- _TO DO_
Give back exactly the lines from the one with "Write a LaTeX" through the one with "arc[start angle=90,end angle=-270,radius=284pt];", inclusive, without the images.

- _MATERIAL FOR THIS EXERCISE_
········
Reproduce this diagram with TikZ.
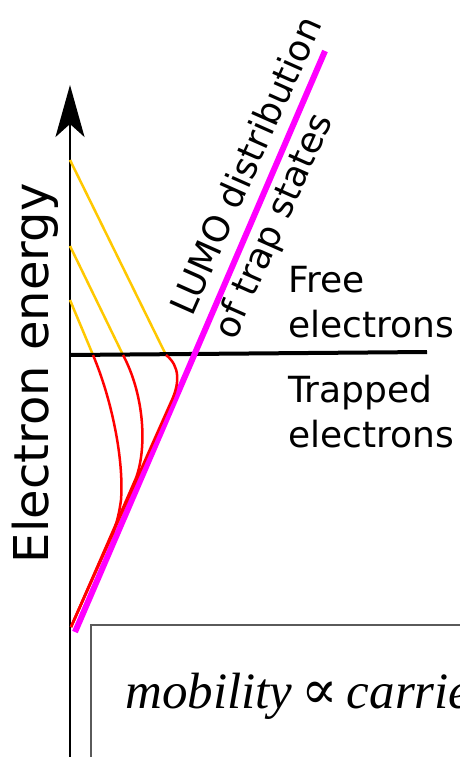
\documentclass[tikz,border=0pt]{standalone}
\usepackage{fontspec}
\setmainfont{DejaVu Sans}
\newfontfamily\serifit{Liberation Serif}
\newfontfamily\dvserif{DejaVu Serif}
\usetikzlibrary{arrows.meta}
\definecolor{gold}{HTML}{FFC800}
\definecolor{lumomag}{HTML}{FF00FF}
\definecolor{pured}{HTML}{FF0000}
\definecolor{boxgray}{HTML}{5A5A5A}
\begin{document}
\begin{tikzpicture}[x=1pt,y=-1pt,
  lbl/.style={inner sep=0pt, outer sep=0pt, font=\fontsize{36}{45}\selectfont},
  yel/.style={gold, line width=2.5pt},
  redc/.style={pured, line width=2.5pt},
  lumo/.style={lumomag, line width=6pt},
  level/.style={black, line width=4pt},
  axisline/.style={black, line width=2.5pt, -{Stealth[length=52pt,width=29pt,inset=13pt]}}]
\useasboundingbox (0,0) rectangle (460,757);
\clip (0,0) rectangle (460,757);
% coordinates
\coordinate (ax0) at (70,757);
\coordinate (ax1) at (70,85);
\coordinate (lv0) at (70,355);
\coordinate (lv1) at (427,352);
\coordinate (m0) at (75,632);
\coordinate (m1) at (325,51);
\coordinate (y1a) at (70,160);  \coordinate (y1b) at (166,355);
\coordinate (y2a) at (70,246);  \coordinate (y2b) at (123,355);
\coordinate (y3a) at (70,300);  \coordinate (y3b) at (93,355);
\coordinate (rb) at (71,627);
% box
\draw[boxgray, line width=1.2pt] (91,625) rectangle (480,790);
\node[anchor=base west, inner sep=0pt, font=\serifit\itshape\fontsize{51}{60}\selectfont] (mob) at (125,708)
  {mobility\hspace{9pt}{\dvserif\upshape\fontsize{54}{60}\selectfont ∝}\hspace{9pt}carrier};
% axis
\draw[axisline] (ax0) -- (ax1);
% yellow
\draw[yel] (y1a) -- (y1b);
\draw[yel] (y2a) -- (y2b);
\draw[yel] (y3a) -- (y3b);
% level
\draw[level] (lv0) -- (lv1);
% magenta
\draw[lumo] (m0) -- (m1);
% red
\draw[redc] (y1b) .. controls (180,366) and (180,383) .. (171,402) -- (rb);
\draw[redc] (y2b) .. controls (143,392) and (148,445) .. (136,478) -- (rb);
\draw[redc] (y3b) .. controls (112,400) and (124,460) .. (121,500) .. controls (119,515) and (116,525) .. (113,533) -- (rb);
% labels
\node[lbl, anchor=base west, rotate=90, font=\fontsize{48}{58}\selectfont] (ee) at (48,563) {Electron energy};
\node[lbl, anchor=base west, rotate=66] (l1) at (192,317) {LUMO distribution};
\node[lbl, anchor=base west, rotate=66] (l2) at (235,341) {of trap states};
\node[lbl, anchor=base west] (f1) at (288,292) {Free};
\node[lbl, anchor=base west] (f2) at (288,337) {electrons};
\node[lbl, anchor=base west] (t1) at (288,402) {Trapped};
\node[lbl, anchor=base west] (t2) at (288,447) {electrons};
\end{tikzpicture}
\end{document}
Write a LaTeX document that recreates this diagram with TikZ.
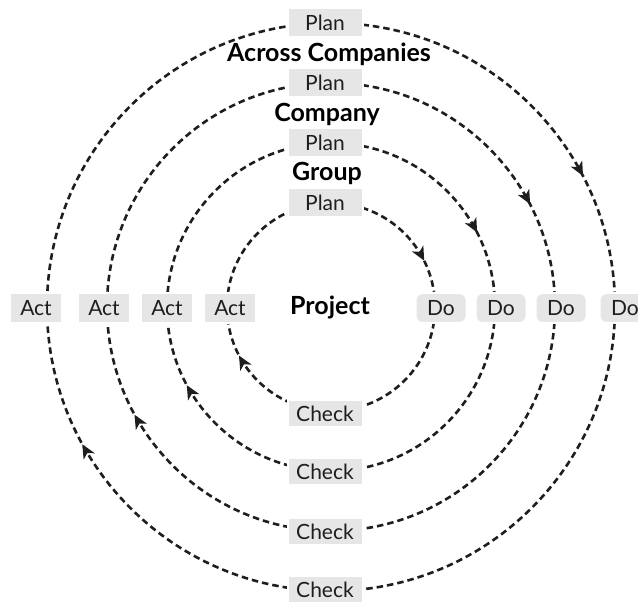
\documentclass[tikz,border=0pt]{standalone}
\usepackage{fontspec}
\setmainfont{Lato}
\usetikzlibrary{decorations.markings,calc}
\definecolor{boxgray}{HTML}{E6E6E6}
\definecolor{inkgray}{HTML}{1E1E1E}
% filled arrow head laid along the circle
\newcommand{\ringtip}{\fill[inkgray,solid] (3pt,0pt) -- (-11pt,6.5pt) -- (-7pt,0pt) -- (-11pt,-6.5pt) -- cycle;}

\begin{document}
\begin{tikzpicture}[
  ring/.style={line width=2.6pt,dash pattern=on 6.5pt off 4pt,inkgray,
    decoration={markings,
      mark=at position 0.172 with {\ringtip},
      mark=at position 0.668 with {\ringtip}},
    postaction={decorate}},
  tag/.style={fill=boxgray,draw=white,line width=2pt,inner sep=0pt,text=inkgray,
    font=\fontsize{21}{21}\selectfont},
  plantag/.style={tag,minimum width=75pt,minimum height=29pt},
  checktag/.style={tag,minimum width=75pt,minimum height=27pt},
  acttag/.style={tag,minimum width=52pt,minimum height=30pt},
  dotag/.style={tag,minimum width=51pt,minimum height=30pt,rounded corners=7pt},
  level/.style={anchor=base,text=black,font=\fontsize{25}{25}\selectfont\bfseries}
]
\useasboundingbox (0,0) rectangle (638pt,602pt);
\coordinate (ctr) at (331pt,295pt);

% the four cycles, Plan -> Do -> Check -> Act
\draw[ring] ($(ctr)+(90:104pt)$) arc[start angle=90,end angle=-270,radius=104pt];
\draw[ring] ($(ctr)+(90:164pt)$) arc[start angle=90,end angle=-270,radius=164pt];
\draw[ring] ($(ctr)+(90:224pt)$) arc[start angle=90,end angle=-270,radius=224pt];
\draw[ring] ($(ctr)+(90:284pt)$) arc[start angle=90,end angle=-270,radius=284pt];

% Plan
\node[plantag] (planA) at (325pt,399pt) {Plan};
\node[plantag] (planB) at (325pt,459pt) {Plan};
\node[plantag] (planC) at (325pt,519pt) {Plan};
\node[plantag] (planD) at (325pt,579pt) {Plan};

% Do
\node[dotag] (doA) at (441pt,294pt) {Do};
\node[dotag] (doB) at (501pt,294pt) {Do};
\node[dotag] (doC) at (561pt,294pt) {Do};
\node[dotag] (doD) at (625pt,294pt) {Do};

% Check
\node[checktag] (checkA) at (325pt,188pt) {Check};
\node[checktag] (checkB) at (325pt,130pt) {Check};
\node[checktag] (checkC) at (325pt,70pt) {Check};
\node[checktag] (checkD) at (325pt,12pt) {Check};

% Act
\node[acttag] (actA) at (230pt,294pt) {Act};
\node[acttag] (actB) at (167pt,294pt) {Act};
\node[acttag] (actC) at (104pt,294pt) {Act};
\node[acttag] (actD) at (36pt,294pt) {Act};

% level names
\node[level] (project) at (330pt,287pt) {Project};
\node[level] (group) at (327pt,421pt) {Group};
\node[level] (company) at (327pt,480pt) {Company};
\node[level] (across) at (329pt,540pt) {Across Companies};
\end{tikzpicture}
\end{document}
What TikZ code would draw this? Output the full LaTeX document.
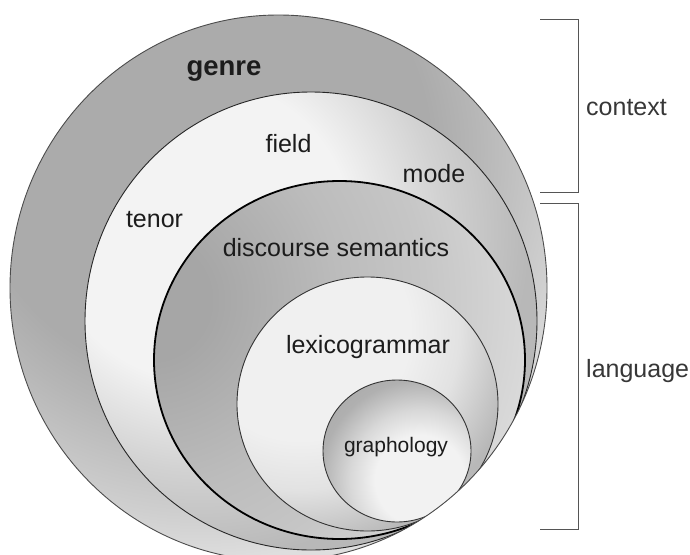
\documentclass[tikz,border=0pt]{standalone}
\usepackage{fontspec}
\setmainfont{Liberation Sans}
\definecolor{txt}{HTML}{1C1C1C}
\definecolor{brk}{HTML}{555555}
% genre
\definecolor{gA}{HTML}{ABABAB}
\definecolor{gB}{HTML}{B6B6B6}
\definecolor{gC}{HTML}{CFCFCF}
\definecolor{gD}{HTML}{DEDEDE}
% field
\definecolor{fA}{HTML}{F3F3F3}
\definecolor{fB}{HTML}{D2D2D2}
\definecolor{fC}{HTML}{B8B8B8}
% discourse
\definecolor{dA}{HTML}{A6A6A6}
\definecolor{dB}{HTML}{BCBCBC}
\definecolor{dC}{HTML}{C6C6C6}
\definecolor{dD}{HTML}{DADADA}
% lexico
\definecolor{lA}{HTML}{F0F0F0}
\definecolor{lB}{HTML}{E2E2E2}
\definecolor{lC}{HTML}{B8B8B8}
% grapho
\definecolor{pA}{HTML}{F2F2F2}
\definecolor{pB}{HTML}{D8D8D8}
\definecolor{pC}{HTML}{B0B0B0}
\definecolor{pD}{HTML}{A8A8A8}
% radial shadings: a circle of radius 500 maps to 25bp, so 1bp = 20 units
\pgfdeclareradialshading{genreR}{\pgfpoint{0bp}{0bp}}{color(0bp)=(gA); color(11.5bp)=(gA); color(13.75bp)=(gB); color(18.25bp)=(gC); color(20.5bp)=(gD); color(50bp)=(gD)}
\pgfdeclareradialshading{fieldR}{\pgfpoint{0bp}{0bp}}{color(0bp)=(fA); color(7.5bp)=(fA); color(12bp)=(fB); color(16.5bp)=(fC); color(50bp)=(fC)}
\pgfdeclareradialshading{discR}{\pgfpoint{0bp}{0bp}}{color(0bp)=(dA); color(3bp)=(dA); color(9.5bp)=(dB); color(13.75bp)=(dC); color(19.25bp)=(dD); color(50bp)=(dD)}
\pgfdeclareradialshading{lexR}{\pgfpoint{0bp}{0bp}}{color(0bp)=(lA); color(5.5bp)=(lA); color(8bp)=(lB); color(11bp)=(lC); color(50bp)=(lC)}
\pgfdeclareradialshading{graphR}{\pgfpoint{0bp}{0bp}}{color(0bp)=(pA); color(2.25bp)=(pA); color(3.5bp)=(pB); color(5bp)=(pC); color(6.5bp)=(pD); color(50bp)=(pD)}
\begin{document}
\begin{tikzpicture}[x=1pt,y=-1pt,
  lbl/.style={font=\fontsize{25}{30}\selectfont, text=txt, inner sep=0pt, anchor=base},
  sidelbl/.style={font=\fontsize{25}{30}\selectfont, text=txt!88, inner sep=0pt, anchor=base west},
  ring/.style={line width=0.9pt, draw=black!80},
  bracket/.style={line width=0.9pt, draw=brk}]
\useasboundingbox (0,0) rectangle (690,554);
% nested circles, all kept inside the outer one
\begin{scope}
  \clip (278.5,288) ellipse [x radius=268.5pt, y radius=273pt];
  \shade[shading=genreR] (200,150) circle [radius=500pt];
  \begin{scope}
    \clip (311,321) ellipse [x radius=226pt, y radius=229pt];
    \shade[shading=fieldR] (200,230) circle [radius=500pt];
  \end{scope}
  \draw[ring, draw=black!85] (311,321) ellipse [x radius=226pt, y radius=229pt];
  \begin{scope}
    \clip (339.5,360) ellipse [x radius=185.5pt, y radius=179pt];
    \shade[shading=discR] (150,300) circle [radius=500pt];
  \end{scope}
  \draw[ring, line width=1.8pt, draw=black] (339.5,360) ellipse [x radius=185.5pt, y radius=179pt];
  \begin{scope}
    \clip (367.5,404) ellipse [x radius=130.5pt, y radius=127pt];
    \shade[shading=lexR] (300,330) circle [radius=500pt];
  \end{scope}
  \draw[ring] (367.5,404) ellipse [x radius=130.5pt, y radius=127pt];
  \begin{scope}
    \clip (397,451) ellipse [x radius=74pt, y radius=71pt];
    \shade[shading=graphR] (420,480) circle [radius=500pt];
  \end{scope}
  \draw[ring] (397,451) ellipse [x radius=74pt, y radius=71pt];
\end{scope}
\draw[ring, draw=black!70] (278.5,288) ellipse [x radius=268.5pt, y radius=273pt];
% labels
\node[lbl, font=\fontsize{27.5}{32}\selectfont\bfseries] (genre) at (224,75) {genre};
\node[lbl] (field) at (288.5,152) {field};
\node[lbl] (mode) at (434,182) {mode};
\node[lbl] (tenor) at (154.5,227) {tenor};
\node[lbl] (disc) at (336,256) {discourse semantics};
\node[lbl] (lexico) at (368,353) {lexicogrammar};
\node[lbl, font=\fontsize{21}{25}\selectfont] (grapho) at (396,452) {graphology};
% brackets
\coordinate (c1) at (540,19);
\coordinate (c2) at (578,19);
\coordinate (c3) at (578,192);
\coordinate (c4) at (540,192);
\draw[bracket] (c1) -- (c2) -- (c3) -- (c4);
\coordinate (l1) at (540,203);
\coordinate (l2) at (578,203);
\coordinate (l3) at (578,529);
\coordinate (l4) at (540,529);
\draw[bracket] (l1) -- (l2) -- (l3) -- (l4);
\node[sidelbl] (context) at (586,115) {context};
\node[sidelbl] (language) at (586,377) {language};
\end{tikzpicture}
\end{document}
········
- _SOLUTION FOR THIS TASK_
Write a LaTeX document that recreates this diagram with TikZ.
\documentclass[tikz,border=0pt]{standalone}
\usepackage{fontspec}
\setmainfont{Lato}
\usetikzlibrary{decorations.markings,calc}
\definecolor{boxgray}{HTML}{E6E6E6}
\definecolor{inkgray}{HTML}{1E1E1E}
% filled arrow head laid along the circle
\newcommand{\ringtip}{\fill[inkgray,solid] (3pt,0pt) -- (-11pt,6.5pt) -- (-7pt,0pt) -- (-11pt,-6.5pt) -- cycle;}

\begin{document}
\begin{tikzpicture}[
  ring/.style={line width=2.6pt,dash pattern=on 6.5pt off 4pt,inkgray,
    decoration={markings,
      mark=at position 0.172 with {\ringtip},
      mark=at position 0.668 with {\ringtip}},
    postaction={decorate}},
  tag/.style={fill=boxgray,draw=white,line width=2pt,inner sep=0pt,text=inkgray,
    font=\fontsize{21}{21}\selectfont},
  plantag/.style={tag,minimum width=75pt,minimum height=29pt},
  checktag/.style={tag,minimum width=75pt,minimum height=27pt},
  acttag/.style={tag,minimum width=52pt,minimum height=30pt},
  dotag/.style={tag,minimum width=51pt,minimum height=30pt,rounded corners=7pt},
  level/.style={anchor=base,text=black,font=\fontsize{25}{25}\selectfont\bfseries}
]
\useasboundingbox (0,0) rectangle (638pt,602pt);
\coordinate (ctr) at (331pt,295pt);

% the four cycles, Plan -> Do -> Check -> Act
\draw[ring] ($(ctr)+(90:104pt)$) arc[start angle=90,end angle=-270,radius=104pt];
\draw[ring] ($(ctr)+(90:164pt)$) arc[start angle=90,end angle=-270,radius=164pt];
\draw[ring] ($(ctr)+(90:224pt)$) arc[start angle=90,end angle=-270,radius=224pt];
\draw[ring] ($(ctr)+(90:284pt)$) arc[start angle=90,end angle=-270,radius=284pt];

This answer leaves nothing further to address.